→ Set problem: Leave out the pictures and copy each record below exactly.

→ Charts and diagrams as code:
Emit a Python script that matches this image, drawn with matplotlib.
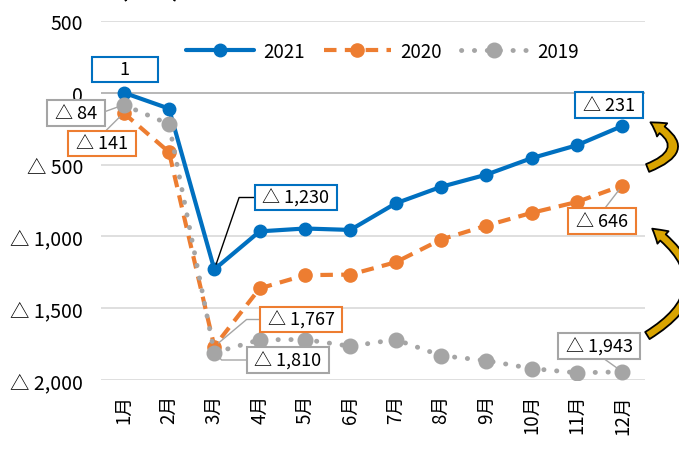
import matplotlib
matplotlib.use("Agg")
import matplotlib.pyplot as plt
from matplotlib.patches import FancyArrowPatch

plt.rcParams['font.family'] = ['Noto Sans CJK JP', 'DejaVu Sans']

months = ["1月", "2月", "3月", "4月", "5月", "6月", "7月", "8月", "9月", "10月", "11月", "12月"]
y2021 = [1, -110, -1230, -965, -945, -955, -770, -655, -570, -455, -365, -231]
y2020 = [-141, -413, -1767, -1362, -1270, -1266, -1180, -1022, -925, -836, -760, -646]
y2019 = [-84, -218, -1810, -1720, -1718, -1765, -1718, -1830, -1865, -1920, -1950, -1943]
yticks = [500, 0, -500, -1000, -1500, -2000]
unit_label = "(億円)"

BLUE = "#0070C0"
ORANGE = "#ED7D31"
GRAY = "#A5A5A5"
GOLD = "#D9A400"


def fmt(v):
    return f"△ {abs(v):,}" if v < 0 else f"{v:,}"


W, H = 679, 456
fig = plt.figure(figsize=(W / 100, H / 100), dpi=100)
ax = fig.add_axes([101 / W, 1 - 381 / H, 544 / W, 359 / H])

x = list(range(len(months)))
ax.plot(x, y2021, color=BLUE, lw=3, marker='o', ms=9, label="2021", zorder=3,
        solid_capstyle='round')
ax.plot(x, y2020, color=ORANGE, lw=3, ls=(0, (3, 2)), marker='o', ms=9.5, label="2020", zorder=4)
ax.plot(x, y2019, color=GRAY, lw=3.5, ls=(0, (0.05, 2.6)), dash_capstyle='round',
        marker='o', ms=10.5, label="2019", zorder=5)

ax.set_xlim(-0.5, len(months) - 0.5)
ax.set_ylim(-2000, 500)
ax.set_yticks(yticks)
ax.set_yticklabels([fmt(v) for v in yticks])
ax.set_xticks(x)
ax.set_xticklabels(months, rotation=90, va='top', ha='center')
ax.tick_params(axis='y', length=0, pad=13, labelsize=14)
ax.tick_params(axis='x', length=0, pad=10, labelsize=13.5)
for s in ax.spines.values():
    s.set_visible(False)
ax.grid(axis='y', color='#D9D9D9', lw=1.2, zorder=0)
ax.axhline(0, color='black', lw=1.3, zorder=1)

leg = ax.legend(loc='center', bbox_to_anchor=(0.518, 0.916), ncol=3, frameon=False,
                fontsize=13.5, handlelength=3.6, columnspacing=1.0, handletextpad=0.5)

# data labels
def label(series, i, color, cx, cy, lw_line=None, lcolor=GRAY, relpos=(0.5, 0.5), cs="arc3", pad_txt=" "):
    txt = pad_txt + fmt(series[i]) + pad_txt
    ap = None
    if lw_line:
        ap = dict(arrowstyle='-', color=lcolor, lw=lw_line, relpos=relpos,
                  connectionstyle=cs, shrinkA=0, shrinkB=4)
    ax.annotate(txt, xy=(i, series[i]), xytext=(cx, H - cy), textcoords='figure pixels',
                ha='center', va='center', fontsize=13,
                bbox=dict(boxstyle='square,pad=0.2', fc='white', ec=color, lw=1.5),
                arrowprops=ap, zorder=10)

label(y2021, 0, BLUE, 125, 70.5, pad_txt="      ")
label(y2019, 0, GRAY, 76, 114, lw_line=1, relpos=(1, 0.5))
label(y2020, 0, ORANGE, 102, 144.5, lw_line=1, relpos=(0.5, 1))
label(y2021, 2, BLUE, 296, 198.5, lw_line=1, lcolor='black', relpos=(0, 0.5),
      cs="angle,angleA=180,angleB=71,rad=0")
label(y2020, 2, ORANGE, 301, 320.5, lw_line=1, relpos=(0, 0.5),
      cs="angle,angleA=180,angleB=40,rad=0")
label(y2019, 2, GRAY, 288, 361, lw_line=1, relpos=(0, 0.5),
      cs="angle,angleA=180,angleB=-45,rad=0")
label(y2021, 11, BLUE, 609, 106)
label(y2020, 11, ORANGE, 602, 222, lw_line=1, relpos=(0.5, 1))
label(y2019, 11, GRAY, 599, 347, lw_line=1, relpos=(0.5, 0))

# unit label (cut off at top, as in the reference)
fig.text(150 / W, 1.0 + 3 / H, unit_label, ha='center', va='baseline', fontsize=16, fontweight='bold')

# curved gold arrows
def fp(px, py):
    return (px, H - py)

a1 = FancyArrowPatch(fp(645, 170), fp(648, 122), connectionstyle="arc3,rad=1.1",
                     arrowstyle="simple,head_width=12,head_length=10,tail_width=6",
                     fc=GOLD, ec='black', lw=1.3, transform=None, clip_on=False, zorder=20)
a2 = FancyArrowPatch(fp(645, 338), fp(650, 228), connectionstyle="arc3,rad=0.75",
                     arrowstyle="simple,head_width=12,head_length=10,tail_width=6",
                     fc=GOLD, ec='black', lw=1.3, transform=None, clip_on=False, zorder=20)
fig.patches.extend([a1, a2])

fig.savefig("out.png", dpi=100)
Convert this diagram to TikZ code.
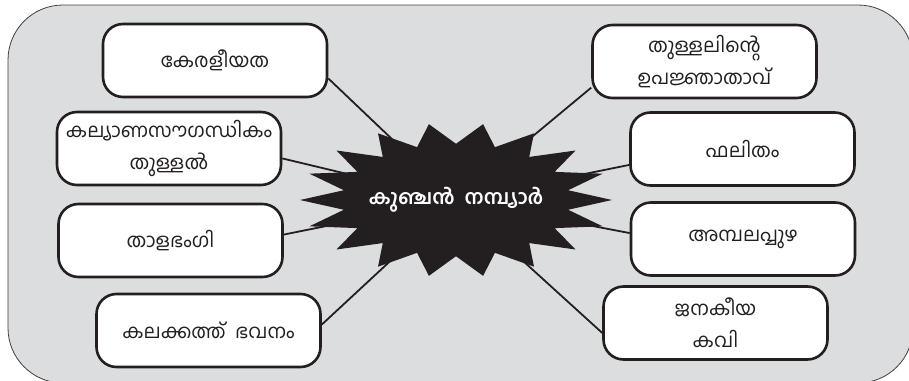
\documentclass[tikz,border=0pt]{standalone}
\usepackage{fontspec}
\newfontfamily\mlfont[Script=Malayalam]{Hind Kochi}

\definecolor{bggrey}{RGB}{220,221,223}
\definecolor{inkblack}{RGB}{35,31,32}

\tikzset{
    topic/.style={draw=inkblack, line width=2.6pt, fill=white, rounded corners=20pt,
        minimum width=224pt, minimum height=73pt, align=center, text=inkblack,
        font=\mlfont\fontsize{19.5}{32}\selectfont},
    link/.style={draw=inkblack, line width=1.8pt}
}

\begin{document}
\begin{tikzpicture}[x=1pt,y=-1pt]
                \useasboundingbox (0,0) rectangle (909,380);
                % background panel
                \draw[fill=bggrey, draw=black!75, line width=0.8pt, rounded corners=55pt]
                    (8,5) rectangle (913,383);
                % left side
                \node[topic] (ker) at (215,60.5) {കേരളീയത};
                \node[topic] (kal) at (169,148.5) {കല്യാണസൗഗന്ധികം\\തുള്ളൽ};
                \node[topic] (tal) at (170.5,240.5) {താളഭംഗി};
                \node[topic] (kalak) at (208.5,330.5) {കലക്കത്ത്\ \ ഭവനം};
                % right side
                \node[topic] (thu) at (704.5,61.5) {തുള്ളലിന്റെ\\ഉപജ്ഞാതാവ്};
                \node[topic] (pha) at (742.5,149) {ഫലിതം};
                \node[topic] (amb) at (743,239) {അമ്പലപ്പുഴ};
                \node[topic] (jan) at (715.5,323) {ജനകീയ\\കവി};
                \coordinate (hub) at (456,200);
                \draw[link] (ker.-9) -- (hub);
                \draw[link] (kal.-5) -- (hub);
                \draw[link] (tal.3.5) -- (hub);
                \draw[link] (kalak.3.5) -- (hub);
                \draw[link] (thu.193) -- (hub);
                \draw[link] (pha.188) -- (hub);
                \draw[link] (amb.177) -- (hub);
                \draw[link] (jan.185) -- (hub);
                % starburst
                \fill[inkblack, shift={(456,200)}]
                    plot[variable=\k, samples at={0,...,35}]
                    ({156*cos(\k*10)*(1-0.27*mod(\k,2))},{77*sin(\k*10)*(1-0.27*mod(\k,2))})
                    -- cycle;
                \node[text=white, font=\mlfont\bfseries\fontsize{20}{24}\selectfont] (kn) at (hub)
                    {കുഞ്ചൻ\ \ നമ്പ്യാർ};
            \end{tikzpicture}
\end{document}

→ Task result:
Emit a Python script that matches this image, drawn with matplotlib.
import matplotlib
matplotlib.use("Agg")
import matplotlib.pyplot as plt
from matplotlib.patches import FancyArrowPatch

plt.rcParams['font.family'] = ['Noto Sans CJK JP', 'DejaVu Sans']

months = ["1月", "2月", "3月", "4月", "5月", "6月", "7月", "8月", "9月", "10月", "11月", "12月"]
y2021 = [1, -110, -1230, -965, -945, -955, -770, -655, -570, -455, -365, -231]
y2020 = [-141, -413, -1767, -1362, -1270, -1266, -1180, -1022, -925, -836, -760, -646]
y2019 = [-84, -218, -1810, -1720, -1718, -1765, -1718, -1830, -1865, -1920, -1950, -1943]
yticks = [500, 0, -500, -1000, -1500, -2000]
unit_label = "(億円)"

BLUE = "#0070C0"
ORANGE = "#ED7D31"
GRAY = "#A5A5A5"
GOLD = "#D9A400"


def fmt(v):
    return f"△ {abs(v):,}" if v < 0 else f"{v:,}"


W, H = 679, 456
fig = plt.figure(figsize=(W / 100, H / 100), dpi=100)
ax = fig.add_axes([101 / W, 1 - 381 / H, 544 / W, 359 / H])

x = list(range(len(months)))
ax.plot(x, y2021, color=BLUE, lw=3, marker='o', ms=9, label="2021", zorder=3,
        solid_capstyle='round')
ax.plot(x, y2020, color=ORANGE, lw=3, ls=(0, (3, 2)), marker='o', ms=9.5, label="2020", zorder=4)
ax.plot(x, y2019, color=GRAY, lw=3.5, ls=(0, (0.05, 2.6)), dash_capstyle='round',
        marker='o', ms=10.5, label="2019", zorder=5)

ax.set_xlim(-0.5, len(months) - 0.5)
ax.set_ylim(-2000, 500)
ax.set_yticks(yticks)
ax.set_yticklabels([fmt(v) for v in yticks])
ax.set_xticks(x)
ax.set_xticklabels(months, rotation=90, va='top', ha='center')
ax.tick_params(axis='y', length=0, pad=13, labelsize=14)
ax.tick_params(axis='x', length=0, pad=10, labelsize=13.5)
for s in ax.spines.values():
    s.set_visible(False)
ax.grid(axis='y', color='#D9D9D9', lw=1.2, zorder=0)
ax.axhline(0, color='black', lw=1.3, zorder=1)

leg = ax.legend(loc='center', bbox_to_anchor=(0.518, 0.916), ncol=3, frameon=False,
                fontsize=13.5, handlelength=3.6, columnspacing=1.0, handletextpad=0.5)

# data labels
def label(series, i, color, cx, cy, lw_line=None, lcolor=GRAY, relpos=(0.5, 0.5), cs="arc3", pad_txt=" "):
    txt = pad_txt + fmt(series[i]) + pad_txt
    ap = None
    if lw_line:
        ap = dict(arrowstyle='-', color=lcolor, lw=lw_line, relpos=relpos,
                  connectionstyle=cs, shrinkA=0, shrinkB=4)
    ax.annotate(txt, xy=(i, series[i]), xytext=(cx, H - cy), textcoords='figure pixels',
                ha='center', va='center', fontsize=13,
                bbox=dict(boxstyle='square,pad=0.2', fc='white', ec=color, lw=1.5),
                arrowprops=ap, zorder=10)

label(y2021, 0, BLUE, 125, 70.5, pad_txt="      ")
label(y2019, 0, GRAY, 76, 114, lw_line=1, relpos=(1, 0.5))
label(y2020, 0, ORANGE, 102, 144.5, lw_line=1, relpos=(0.5, 1))
label(y2021, 2, BLUE, 296, 198.5, lw_line=1, lcolor='black', relpos=(0, 0.5),
      cs="angle,angleA=180,angleB=71,rad=0")
label(y2020, 2, ORANGE, 301, 320.5, lw_line=1, relpos=(0, 0.5),
      cs="angle,angleA=180,angleB=40,rad=0")
label(y2019, 2, GRAY, 288, 361, lw_line=1, relpos=(0, 0.5),
      cs="angle,angleA=180,angleB=-45,rad=0")
label(y2021, 11, BLUE, 609, 106)
label(y2020, 11, ORANGE, 602, 222, lw_line=1, relpos=(0.5, 1))
label(y2019, 11, GRAY, 599, 347, lw_line=1, relpos=(0.5, 0))

# unit label (cut off at top, as in the reference)
fig.text(150 / W, 1.0 + 3 / H, unit_label, ha='center', va='baseline', fontsize=16, fontweight='bold')

# curved gold arrows
def fp(px, py):
    return (px, H - py)

a1 = FancyArrowPatch(fp(645, 170), fp(648, 122), connectionstyle="arc3,rad=1.1",
                     arrowstyle="simple,head_width=12,head_length=10,tail_width=6",
                     fc=GOLD, ec='black', lw=1.3, transform=None, clip_on=False, zorder=20)
a2 = FancyArrowPatch(fp(645, 338), fp(650, 228), connectionstyle="arc3,rad=0.75",
                     arrowstyle="simple,head_width=12,head_length=10,tail_width=6",
                     fc=GOLD, ec='black', lw=1.3, transform=None, clip_on=False, zorder=20)
fig.patches.extend([a1, a2])

fig.savefig("out.png", dpi=100)
Convert this diagram to TikZ code.
\documentclass[tikz,border=0pt]{standalone}
\usepackage{fontspec}
\newfontfamily\mlfont[Script=Malayalam]{Hind Kochi}

\definecolor{bggrey}{RGB}{220,221,223}
\definecolor{inkblack}{RGB}{35,31,32}

\tikzset{
    topic/.style={draw=inkblack, line width=2.6pt, fill=white, rounded corners=20pt,
        minimum width=224pt, minimum height=73pt, align=center, text=inkblack,
        font=\mlfont\fontsize{19.5}{32}\selectfont},
    link/.style={draw=inkblack, line width=1.8pt}
}

\begin{document}
\begin{tikzpicture}[x=1pt,y=-1pt]
                \useasboundingbox (0,0) rectangle (909,380);
                % background panel
                \draw[fill=bggrey, draw=black!75, line width=0.8pt, rounded corners=55pt]
                    (8,5) rectangle (913,383);
                % left side
                \node[topic] (ker) at (215,60.5) {കേരളീയത};
                \node[topic] (kal) at (169,148.5) {കല്യാണസൗഗന്ധികം\\തുള്ളൽ};
                \node[topic] (tal) at (170.5,240.5) {താളഭംഗി};
                \node[topic] (kalak) at (208.5,330.5) {കലക്കത്ത്\ \ ഭവനം};
                % right side
                \node[topic] (thu) at (704.5,61.5) {തുള്ളലിന്റെ\\ഉപജ്ഞാതാവ്};
                \node[topic] (pha) at (742.5,149) {ഫലിതം};
                \node[topic] (amb) at (743,239) {അമ്പലപ്പുഴ};
                \node[topic] (jan) at (715.5,323) {ജനകീയ\\കവി};
                \coordinate (hub) at (456,200);
                \draw[link] (ker.-9) -- (hub);
                \draw[link] (kal.-5) -- (hub);
                \draw[link] (tal.3.5) -- (hub);
                \draw[link] (kalak.3.5) -- (hub);
                \draw[link] (thu.193) -- (hub);
                \draw[link] (pha.188) -- (hub);
                \draw[link] (amb.177) -- (hub);
                \draw[link] (jan.185) -- (hub);
                % starburst
                \fill[inkblack, shift={(456,200)}]
                    plot[variable=\k, samples at={0,...,35}]
                    ({156*cos(\k*10)*(1-0.27*mod(\k,2))},{77*sin(\k*10)*(1-0.27*mod(\k,2))})
                    -- cycle;
                \node[text=white, font=\mlfont\bfseries\fontsize{20}{24}\selectfont] (kn) at (hub)
                    {കുഞ്ചൻ\ \ നമ്പ്യാർ};
            \end{tikzpicture}
\end{document}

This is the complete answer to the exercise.